* **Written problem**: Repeat the lines below exactly as they appear, but leave out the images.
<<<<
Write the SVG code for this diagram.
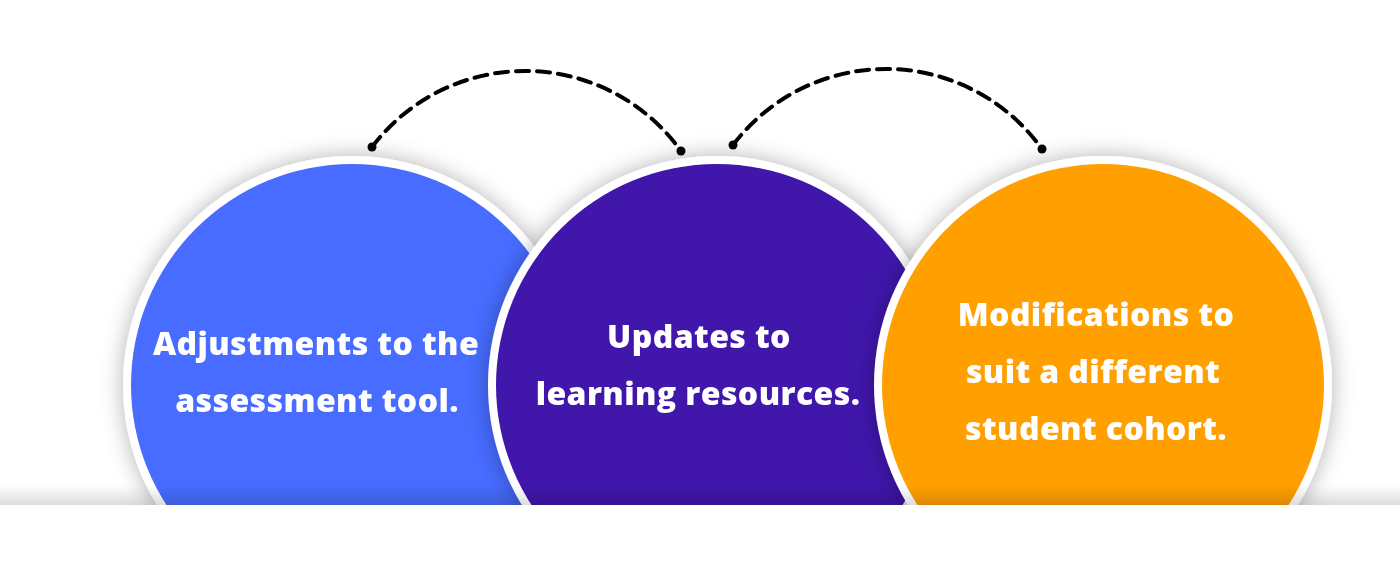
<svg xmlns="http://www.w3.org/2000/svg" width="1400" height="579" viewBox="0 0 1400 579">
  <defs>
    <filter id="shadow" x="-30%" y="-30%" width="160%" height="160%">
      <feDropShadow dx="0" dy="0" stdDeviation="11" flood-color="#000" flood-opacity="0.3"/>
    </filter>
    <linearGradient id="bottomShade" x1="0" y1="0" x2="0" y2="1">
      <stop offset="0" stop-color="#000" stop-opacity="0"/>
      <stop offset="1" stop-color="#000" stop-opacity="0.14"/>
    </linearGradient>
    <style>
      .ring { fill: #ffffff; }
      .label { font-family: "Open Sans", "Liberation Sans", sans-serif; font-weight: 800; font-size: 32px; letter-spacing: 0.4px; fill: #ffffff; text-anchor: middle; }
      .dash { fill: none; stroke: #000; stroke-width: 4; stroke-dasharray: 13 8; stroke-linecap: round; }
      .dot { fill: #000; }
    </style>
  </defs>
  <rect x="0" y="0" width="1400" height="579" fill="#ffffff"/>

  <g id="node-adjustments" filter="url(#shadow)">
    <circle class="ring" cx="352" cy="385" r="229"/>
    <circle cx="352" cy="385" r="221" fill="#476cff"/>
    <text class="label" x="316" y="355">Adjustments to the</text>
    <text class="label" x="317" y="412">assessment tool.</text>
  </g>

  <g id="node-updates" filter="url(#shadow)">
    <circle class="ring" cx="717" cy="385" r="229"/>
    <circle cx="717" cy="385" r="221" fill="#3f15ab"/>
    <text class="label" x="699" y="348">Updates to</text>
    <text class="label" x="698" y="405">learning resources.</text>
  </g>

  <g id="node-modifications" filter="url(#shadow)">
    <circle class="ring" cx="1103" cy="385" r="229"/>
    <circle cx="1103" cy="385" r="221" fill="#ff9f05"/>
    <text class="label" x="1096" y="326">Modifications to</text>
    <text class="label" x="1093" y="383">suit a different</text>
    <text class="label" x="1096" y="440">student cohort.</text>
  </g>

  <g id="connectors">
    <path class="dash" d="M372,147 A192,192 0 0 1 681,151"/>
    <circle class="dot" cx="372" cy="147" r="4.5"/>
    <circle class="dot" cx="681" cy="151" r="4.5"/>
    <path class="dash" d="M733,145 A192,192 0 0 1 1042,149"/>
    <circle class="dot" cx="733" cy="145" r="4.5"/>
    <circle class="dot" cx="1042" cy="149" r="4.5"/>
  </g>

  <rect x="0" y="485" width="1400" height="20" fill="url(#bottomShade)"/>
  <rect x="0" y="505" width="1400" height="74" fill="#ffffff"/>
</svg>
>>>>
* **Complete output**:
Write the SVG code for this diagram.
<svg xmlns="http://www.w3.org/2000/svg" width="1400" height="579" viewBox="0 0 1400 579">
  <defs>
    <filter id="shadow" x="-30%" y="-30%" width="160%" height="160%">
      <feDropShadow dx="0" dy="0" stdDeviation="11" flood-color="#000" flood-opacity="0.3"/>
    </filter>
    <linearGradient id="bottomShade" x1="0" y1="0" x2="0" y2="1">
      <stop offset="0" stop-color="#000" stop-opacity="0"/>
      <stop offset="1" stop-color="#000" stop-opacity="0.14"/>
    </linearGradient>
    <style>
      .ring { fill: #ffffff; }
      .label { font-family: "Open Sans", "Liberation Sans", sans-serif; font-weight: 800; font-size: 32px; letter-spacing: 0.4px; fill: #ffffff; text-anchor: middle; }
      .dash { fill: none; stroke: #000; stroke-width: 4; stroke-dasharray: 13 8; stroke-linecap: round; }
      .dot { fill: #000; }
    </style>
  </defs>
  <rect x="0" y="0" width="1400" height="579" fill="#ffffff"/>

  <g id="node-adjustments" filter="url(#shadow)">
    <circle class="ring" cx="352" cy="385" r="229"/>
    <circle cx="352" cy="385" r="221" fill="#476cff"/>
    <text class="label" x="316" y="355">Adjustments to the</text>
    <text class="label" x="317" y="412">assessment tool.</text>
  </g>

  <g id="node-updates" filter="url(#shadow)">
    <circle class="ring" cx="717" cy="385" r="229"/>
    <circle cx="717" cy="385" r="221" fill="#3f15ab"/>
    <text class="label" x="699" y="348">Updates to</text>
    <text class="label" x="698" y="405">learning resources.</text>
  </g>

  <g id="node-modifications" filter="url(#shadow)">
    <circle class="ring" cx="1103" cy="385" r="229"/>
    <circle cx="1103" cy="385" r="221" fill="#ff9f05"/>
    <text class="label" x="1096" y="326">Modifications to</text>
    <text class="label" x="1093" y="383">suit a different</text>
    <text class="label" x="1096" y="440">student cohort.</text>
  </g>

  <g id="connectors">
    <path class="dash" d="M372,147 A192,192 0 0 1 681,151"/>
    <circle class="dot" cx="372" cy="147" r="4.5"/>
    <circle class="dot" cx="681" cy="151" r="4.5"/>
    <path class="dash" d="M733,145 A192,192 0 0 1 1042,149"/>
    <circle class="dot" cx="733" cy="145" r="4.5"/>
    <circle class="dot" cx="1042" cy="149" r="4.5"/>
  </g>

  <rect x="0" y="485" width="1400" height="20" fill="url(#bottomShade)"/>
  <rect x="0" y="505" width="1400" height="74" fill="#ffffff"/>
</svg>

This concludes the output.